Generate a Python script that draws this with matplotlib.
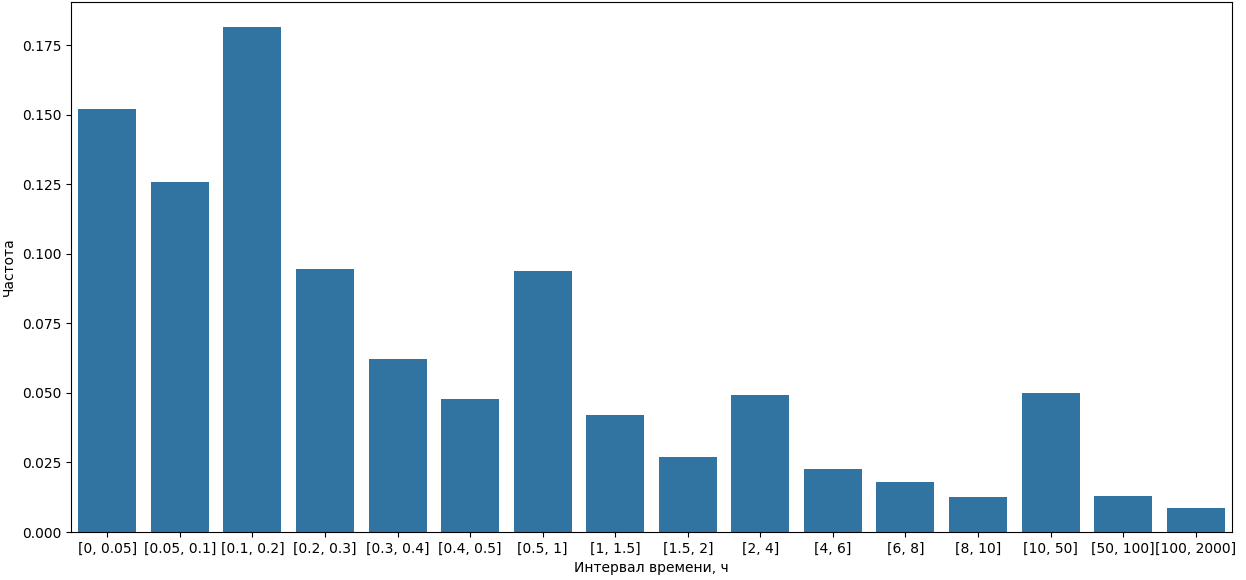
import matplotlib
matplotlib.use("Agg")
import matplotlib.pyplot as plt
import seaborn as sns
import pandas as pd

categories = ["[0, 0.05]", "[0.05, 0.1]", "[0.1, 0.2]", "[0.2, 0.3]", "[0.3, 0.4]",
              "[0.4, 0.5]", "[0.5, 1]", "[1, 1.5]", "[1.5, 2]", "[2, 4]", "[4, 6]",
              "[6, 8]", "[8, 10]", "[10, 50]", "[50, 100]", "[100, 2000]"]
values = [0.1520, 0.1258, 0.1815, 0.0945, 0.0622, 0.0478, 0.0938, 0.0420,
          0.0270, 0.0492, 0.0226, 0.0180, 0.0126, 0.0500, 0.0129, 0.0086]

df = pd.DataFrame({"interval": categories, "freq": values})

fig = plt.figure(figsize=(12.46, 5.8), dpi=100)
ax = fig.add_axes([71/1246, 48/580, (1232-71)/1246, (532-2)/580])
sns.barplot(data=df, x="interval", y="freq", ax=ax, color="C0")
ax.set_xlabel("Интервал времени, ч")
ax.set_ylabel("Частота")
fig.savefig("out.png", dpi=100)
...
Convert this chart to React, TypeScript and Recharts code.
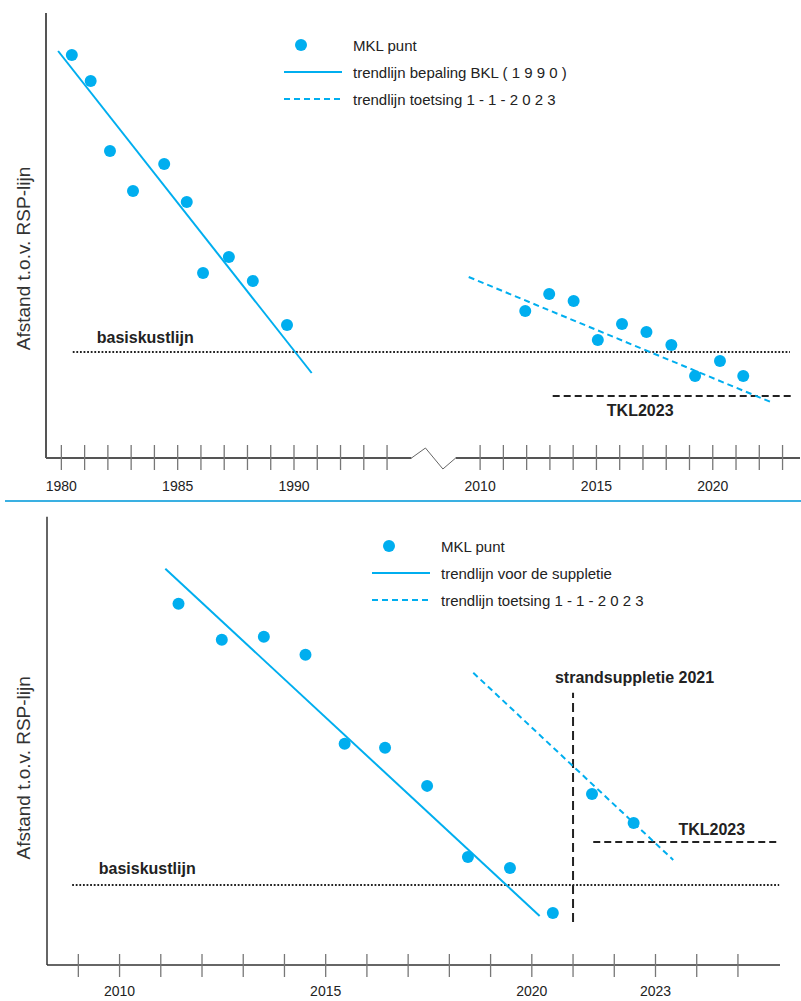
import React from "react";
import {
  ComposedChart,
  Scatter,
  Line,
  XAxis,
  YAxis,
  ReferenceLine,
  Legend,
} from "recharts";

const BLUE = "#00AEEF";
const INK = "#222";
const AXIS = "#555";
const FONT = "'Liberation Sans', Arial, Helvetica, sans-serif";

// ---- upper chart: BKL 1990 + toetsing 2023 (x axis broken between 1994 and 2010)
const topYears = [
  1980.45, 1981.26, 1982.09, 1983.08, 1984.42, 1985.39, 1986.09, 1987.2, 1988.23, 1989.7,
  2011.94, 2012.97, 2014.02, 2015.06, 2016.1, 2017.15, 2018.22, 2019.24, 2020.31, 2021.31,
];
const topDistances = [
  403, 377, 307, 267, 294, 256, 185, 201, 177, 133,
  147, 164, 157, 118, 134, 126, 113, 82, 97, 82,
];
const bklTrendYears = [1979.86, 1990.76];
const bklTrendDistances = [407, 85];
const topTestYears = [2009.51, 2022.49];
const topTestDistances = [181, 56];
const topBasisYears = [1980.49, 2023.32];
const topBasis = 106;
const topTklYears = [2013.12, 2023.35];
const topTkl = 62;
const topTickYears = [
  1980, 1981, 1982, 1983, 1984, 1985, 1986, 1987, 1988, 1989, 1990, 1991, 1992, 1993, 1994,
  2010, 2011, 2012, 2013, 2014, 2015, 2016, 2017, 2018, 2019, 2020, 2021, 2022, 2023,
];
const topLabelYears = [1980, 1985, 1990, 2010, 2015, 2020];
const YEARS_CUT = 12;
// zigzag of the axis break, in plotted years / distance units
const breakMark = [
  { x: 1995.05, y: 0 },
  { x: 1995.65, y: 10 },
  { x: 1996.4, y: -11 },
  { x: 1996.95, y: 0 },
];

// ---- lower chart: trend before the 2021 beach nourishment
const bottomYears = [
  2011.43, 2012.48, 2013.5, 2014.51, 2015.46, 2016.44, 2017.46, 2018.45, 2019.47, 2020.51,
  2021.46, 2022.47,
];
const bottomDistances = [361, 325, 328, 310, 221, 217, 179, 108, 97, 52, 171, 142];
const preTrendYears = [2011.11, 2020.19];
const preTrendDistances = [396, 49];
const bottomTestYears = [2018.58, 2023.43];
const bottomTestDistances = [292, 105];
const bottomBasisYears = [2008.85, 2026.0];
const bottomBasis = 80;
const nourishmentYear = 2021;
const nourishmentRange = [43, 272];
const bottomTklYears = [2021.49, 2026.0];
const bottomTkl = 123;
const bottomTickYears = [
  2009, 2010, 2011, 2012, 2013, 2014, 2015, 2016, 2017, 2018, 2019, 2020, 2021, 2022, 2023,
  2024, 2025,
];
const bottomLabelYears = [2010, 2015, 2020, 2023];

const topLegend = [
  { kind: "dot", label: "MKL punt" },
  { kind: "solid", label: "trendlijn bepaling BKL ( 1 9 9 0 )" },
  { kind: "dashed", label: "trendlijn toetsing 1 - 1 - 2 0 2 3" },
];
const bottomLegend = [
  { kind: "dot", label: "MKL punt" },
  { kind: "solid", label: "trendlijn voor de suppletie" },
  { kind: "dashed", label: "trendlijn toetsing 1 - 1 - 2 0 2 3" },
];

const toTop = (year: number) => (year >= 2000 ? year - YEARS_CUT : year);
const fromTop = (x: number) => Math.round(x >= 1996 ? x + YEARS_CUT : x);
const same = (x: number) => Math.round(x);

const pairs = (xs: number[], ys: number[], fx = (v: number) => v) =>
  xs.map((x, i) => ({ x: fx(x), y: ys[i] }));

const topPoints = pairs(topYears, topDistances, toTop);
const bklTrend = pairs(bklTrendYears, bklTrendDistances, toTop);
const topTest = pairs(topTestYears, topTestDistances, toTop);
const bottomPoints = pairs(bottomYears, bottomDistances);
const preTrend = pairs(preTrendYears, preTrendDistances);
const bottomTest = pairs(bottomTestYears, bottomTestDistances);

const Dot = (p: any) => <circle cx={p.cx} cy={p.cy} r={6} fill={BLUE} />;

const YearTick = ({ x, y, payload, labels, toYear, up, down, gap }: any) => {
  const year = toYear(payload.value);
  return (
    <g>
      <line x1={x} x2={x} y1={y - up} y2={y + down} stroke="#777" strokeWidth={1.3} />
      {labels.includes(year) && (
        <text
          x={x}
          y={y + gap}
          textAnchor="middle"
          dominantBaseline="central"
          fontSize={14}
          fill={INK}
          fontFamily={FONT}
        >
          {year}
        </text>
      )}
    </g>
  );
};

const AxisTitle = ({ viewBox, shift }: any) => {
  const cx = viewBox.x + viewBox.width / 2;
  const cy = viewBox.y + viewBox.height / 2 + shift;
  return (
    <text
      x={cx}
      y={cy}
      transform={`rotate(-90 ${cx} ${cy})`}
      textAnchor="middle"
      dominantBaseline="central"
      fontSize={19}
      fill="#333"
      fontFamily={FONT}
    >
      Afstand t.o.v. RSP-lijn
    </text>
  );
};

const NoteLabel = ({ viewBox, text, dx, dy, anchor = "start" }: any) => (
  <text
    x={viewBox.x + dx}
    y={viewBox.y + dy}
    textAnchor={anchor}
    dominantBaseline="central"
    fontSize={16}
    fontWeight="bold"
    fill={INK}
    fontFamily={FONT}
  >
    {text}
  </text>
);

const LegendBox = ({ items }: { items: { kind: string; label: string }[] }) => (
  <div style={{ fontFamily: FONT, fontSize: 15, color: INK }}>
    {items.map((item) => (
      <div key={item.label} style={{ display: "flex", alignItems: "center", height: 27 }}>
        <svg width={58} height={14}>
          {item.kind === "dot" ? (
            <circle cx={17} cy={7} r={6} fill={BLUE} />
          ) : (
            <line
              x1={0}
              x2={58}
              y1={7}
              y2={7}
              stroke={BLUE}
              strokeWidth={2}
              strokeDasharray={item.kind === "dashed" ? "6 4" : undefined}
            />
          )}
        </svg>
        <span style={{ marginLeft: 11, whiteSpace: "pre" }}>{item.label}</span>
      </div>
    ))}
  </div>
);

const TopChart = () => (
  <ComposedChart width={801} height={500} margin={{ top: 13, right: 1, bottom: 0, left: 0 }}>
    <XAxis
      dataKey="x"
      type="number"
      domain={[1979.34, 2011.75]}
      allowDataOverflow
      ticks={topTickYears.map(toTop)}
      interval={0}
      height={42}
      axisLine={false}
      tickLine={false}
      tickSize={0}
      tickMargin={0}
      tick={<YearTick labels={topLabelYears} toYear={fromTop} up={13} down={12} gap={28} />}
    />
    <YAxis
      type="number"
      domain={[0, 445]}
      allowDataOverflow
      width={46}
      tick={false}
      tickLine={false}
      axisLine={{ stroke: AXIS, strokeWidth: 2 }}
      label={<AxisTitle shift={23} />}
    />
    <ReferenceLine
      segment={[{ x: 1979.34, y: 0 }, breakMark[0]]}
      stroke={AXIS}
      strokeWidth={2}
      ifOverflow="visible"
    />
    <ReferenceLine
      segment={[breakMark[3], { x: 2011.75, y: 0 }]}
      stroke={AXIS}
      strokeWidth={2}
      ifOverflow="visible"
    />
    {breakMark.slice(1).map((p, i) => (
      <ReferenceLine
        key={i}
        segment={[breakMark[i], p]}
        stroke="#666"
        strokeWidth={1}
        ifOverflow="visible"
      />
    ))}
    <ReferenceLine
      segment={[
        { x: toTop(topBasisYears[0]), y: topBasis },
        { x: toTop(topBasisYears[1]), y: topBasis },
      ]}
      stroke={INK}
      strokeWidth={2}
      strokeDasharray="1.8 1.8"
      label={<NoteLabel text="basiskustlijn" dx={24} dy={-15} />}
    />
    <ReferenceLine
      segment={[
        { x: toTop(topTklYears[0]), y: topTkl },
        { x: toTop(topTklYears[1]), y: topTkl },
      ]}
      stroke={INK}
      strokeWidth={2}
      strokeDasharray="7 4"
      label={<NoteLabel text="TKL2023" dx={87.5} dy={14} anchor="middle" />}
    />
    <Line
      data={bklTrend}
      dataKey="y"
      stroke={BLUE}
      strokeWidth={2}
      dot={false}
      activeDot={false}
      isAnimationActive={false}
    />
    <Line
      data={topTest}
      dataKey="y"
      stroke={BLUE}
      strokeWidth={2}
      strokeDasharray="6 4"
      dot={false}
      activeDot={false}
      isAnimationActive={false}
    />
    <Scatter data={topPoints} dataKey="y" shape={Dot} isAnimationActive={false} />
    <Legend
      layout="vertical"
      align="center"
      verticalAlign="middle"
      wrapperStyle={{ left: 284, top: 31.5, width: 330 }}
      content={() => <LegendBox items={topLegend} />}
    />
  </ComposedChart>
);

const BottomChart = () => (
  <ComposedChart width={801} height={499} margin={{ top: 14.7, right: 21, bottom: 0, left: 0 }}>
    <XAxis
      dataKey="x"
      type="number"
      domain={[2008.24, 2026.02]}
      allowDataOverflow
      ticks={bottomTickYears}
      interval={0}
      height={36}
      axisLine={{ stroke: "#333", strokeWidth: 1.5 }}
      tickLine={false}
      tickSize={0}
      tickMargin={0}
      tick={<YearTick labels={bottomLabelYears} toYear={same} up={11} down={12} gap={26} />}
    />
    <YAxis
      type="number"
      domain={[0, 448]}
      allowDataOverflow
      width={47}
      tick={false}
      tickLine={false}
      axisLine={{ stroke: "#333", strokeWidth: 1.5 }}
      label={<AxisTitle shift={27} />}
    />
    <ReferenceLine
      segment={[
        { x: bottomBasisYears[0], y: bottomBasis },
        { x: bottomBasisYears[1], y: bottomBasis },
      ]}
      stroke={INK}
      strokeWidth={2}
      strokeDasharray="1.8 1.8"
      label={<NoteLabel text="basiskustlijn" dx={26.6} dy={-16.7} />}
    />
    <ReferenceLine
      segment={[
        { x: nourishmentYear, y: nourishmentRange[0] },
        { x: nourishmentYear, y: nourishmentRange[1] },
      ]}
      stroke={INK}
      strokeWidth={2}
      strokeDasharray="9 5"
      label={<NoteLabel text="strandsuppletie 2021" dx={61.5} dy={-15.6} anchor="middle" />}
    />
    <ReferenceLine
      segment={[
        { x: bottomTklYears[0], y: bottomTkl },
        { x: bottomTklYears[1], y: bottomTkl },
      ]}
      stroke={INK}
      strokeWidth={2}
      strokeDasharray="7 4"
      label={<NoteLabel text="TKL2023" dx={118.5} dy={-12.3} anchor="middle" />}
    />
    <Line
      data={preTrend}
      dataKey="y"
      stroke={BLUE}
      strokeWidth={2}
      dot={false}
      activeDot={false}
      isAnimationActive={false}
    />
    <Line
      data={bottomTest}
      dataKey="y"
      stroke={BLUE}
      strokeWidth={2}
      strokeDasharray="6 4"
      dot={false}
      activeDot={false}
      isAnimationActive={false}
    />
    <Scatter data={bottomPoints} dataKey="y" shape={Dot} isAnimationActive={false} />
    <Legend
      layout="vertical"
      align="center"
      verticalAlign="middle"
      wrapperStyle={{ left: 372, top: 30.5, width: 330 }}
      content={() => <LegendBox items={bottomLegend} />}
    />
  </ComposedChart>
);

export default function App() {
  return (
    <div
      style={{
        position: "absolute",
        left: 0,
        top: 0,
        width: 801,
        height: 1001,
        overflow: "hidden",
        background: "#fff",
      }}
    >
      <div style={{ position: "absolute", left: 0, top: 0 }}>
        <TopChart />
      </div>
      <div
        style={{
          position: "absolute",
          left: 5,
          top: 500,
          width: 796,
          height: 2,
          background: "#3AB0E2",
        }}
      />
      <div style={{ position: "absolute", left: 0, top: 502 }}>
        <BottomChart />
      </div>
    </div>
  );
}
--
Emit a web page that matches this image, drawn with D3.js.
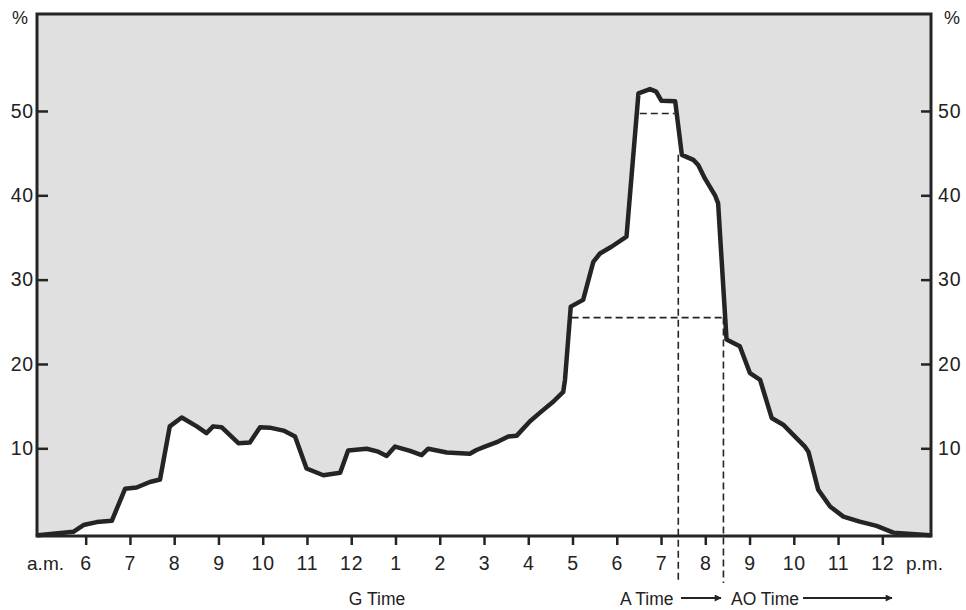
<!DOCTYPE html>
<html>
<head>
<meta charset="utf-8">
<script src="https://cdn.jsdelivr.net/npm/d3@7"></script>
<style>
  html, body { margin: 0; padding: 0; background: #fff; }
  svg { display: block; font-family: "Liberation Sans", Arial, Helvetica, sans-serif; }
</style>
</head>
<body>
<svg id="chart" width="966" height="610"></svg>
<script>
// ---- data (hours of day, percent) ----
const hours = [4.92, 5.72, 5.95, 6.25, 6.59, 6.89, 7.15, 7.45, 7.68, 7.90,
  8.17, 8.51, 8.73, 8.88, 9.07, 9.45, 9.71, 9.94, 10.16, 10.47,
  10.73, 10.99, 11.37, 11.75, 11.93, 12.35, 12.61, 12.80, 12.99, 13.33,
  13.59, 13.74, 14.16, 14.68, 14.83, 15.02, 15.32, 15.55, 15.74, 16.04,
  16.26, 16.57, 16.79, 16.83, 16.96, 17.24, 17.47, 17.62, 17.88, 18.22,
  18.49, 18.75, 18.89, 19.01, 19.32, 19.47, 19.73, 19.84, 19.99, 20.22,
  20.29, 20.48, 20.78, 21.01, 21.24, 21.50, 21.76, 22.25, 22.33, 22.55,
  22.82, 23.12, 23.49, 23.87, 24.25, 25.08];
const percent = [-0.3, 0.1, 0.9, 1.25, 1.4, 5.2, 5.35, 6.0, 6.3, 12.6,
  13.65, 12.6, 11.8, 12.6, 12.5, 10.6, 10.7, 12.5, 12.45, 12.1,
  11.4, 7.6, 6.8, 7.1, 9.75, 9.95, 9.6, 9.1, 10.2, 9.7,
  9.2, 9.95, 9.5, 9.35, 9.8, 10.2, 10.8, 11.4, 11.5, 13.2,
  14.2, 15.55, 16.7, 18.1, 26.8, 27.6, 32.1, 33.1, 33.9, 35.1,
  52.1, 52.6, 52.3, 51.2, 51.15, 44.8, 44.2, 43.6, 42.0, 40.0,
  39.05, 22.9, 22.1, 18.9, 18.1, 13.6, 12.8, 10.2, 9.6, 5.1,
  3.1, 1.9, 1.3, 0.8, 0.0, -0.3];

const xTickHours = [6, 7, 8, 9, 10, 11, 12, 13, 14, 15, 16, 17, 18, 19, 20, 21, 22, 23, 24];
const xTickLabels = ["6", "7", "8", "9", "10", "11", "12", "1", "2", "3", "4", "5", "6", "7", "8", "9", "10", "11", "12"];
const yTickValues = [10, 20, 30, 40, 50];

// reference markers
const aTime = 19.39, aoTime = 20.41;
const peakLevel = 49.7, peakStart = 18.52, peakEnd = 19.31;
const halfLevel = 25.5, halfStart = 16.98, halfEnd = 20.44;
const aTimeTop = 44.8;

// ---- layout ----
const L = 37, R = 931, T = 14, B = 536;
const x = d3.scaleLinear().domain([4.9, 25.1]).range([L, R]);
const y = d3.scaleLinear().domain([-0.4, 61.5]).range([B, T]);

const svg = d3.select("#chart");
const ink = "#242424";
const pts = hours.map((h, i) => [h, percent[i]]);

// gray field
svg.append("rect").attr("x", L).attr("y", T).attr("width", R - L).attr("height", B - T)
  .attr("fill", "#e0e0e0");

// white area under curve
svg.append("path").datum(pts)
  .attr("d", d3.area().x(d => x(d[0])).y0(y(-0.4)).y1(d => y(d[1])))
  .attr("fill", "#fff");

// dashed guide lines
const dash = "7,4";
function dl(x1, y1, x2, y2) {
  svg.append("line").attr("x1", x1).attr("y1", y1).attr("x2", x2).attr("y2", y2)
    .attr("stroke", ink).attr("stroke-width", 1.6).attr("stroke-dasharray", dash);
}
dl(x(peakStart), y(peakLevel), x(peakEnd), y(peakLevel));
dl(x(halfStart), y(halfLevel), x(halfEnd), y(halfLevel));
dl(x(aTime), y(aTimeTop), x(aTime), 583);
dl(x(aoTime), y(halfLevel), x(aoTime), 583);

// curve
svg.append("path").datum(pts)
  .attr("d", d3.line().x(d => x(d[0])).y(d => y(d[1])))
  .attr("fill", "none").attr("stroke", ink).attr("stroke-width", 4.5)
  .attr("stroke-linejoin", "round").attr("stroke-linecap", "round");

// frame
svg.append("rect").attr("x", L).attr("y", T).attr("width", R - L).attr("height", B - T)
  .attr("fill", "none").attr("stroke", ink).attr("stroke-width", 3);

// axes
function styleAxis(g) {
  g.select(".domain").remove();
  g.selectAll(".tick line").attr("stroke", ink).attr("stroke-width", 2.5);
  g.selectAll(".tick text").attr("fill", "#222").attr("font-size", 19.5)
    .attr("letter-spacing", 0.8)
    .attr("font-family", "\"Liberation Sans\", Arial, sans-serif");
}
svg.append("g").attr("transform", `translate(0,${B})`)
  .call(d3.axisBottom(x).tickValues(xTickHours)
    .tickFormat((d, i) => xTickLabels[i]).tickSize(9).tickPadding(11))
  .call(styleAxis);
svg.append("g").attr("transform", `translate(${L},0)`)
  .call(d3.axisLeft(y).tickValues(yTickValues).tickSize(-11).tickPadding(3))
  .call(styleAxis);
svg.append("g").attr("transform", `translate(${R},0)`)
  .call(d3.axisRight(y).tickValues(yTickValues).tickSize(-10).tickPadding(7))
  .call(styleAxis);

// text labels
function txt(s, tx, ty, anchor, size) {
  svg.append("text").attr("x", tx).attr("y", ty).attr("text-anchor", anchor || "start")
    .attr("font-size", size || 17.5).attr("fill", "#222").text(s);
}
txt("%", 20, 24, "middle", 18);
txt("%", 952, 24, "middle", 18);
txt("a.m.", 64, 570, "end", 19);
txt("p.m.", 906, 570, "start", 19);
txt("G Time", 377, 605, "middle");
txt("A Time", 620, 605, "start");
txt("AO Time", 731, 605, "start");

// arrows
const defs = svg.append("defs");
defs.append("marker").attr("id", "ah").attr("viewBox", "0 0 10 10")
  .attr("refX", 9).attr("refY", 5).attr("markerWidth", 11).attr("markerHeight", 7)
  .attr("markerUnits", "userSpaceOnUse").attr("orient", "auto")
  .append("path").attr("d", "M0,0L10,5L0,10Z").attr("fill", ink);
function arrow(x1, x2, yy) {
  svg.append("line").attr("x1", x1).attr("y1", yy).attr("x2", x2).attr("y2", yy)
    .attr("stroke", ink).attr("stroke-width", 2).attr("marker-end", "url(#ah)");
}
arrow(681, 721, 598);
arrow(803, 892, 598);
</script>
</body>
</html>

## Stated goal
Only the lines from the one bearing "Generate a Python" to the one bearing "import pandas as pd", both included, should be restated word for word, with pictures left out.

## Response for this exercise
Generate a Python script that draws this with matplotlib.
import matplotlib
matplotlib.use("Agg")
import matplotlib.pyplot as plt
import seaborn as sns
import pandas as pd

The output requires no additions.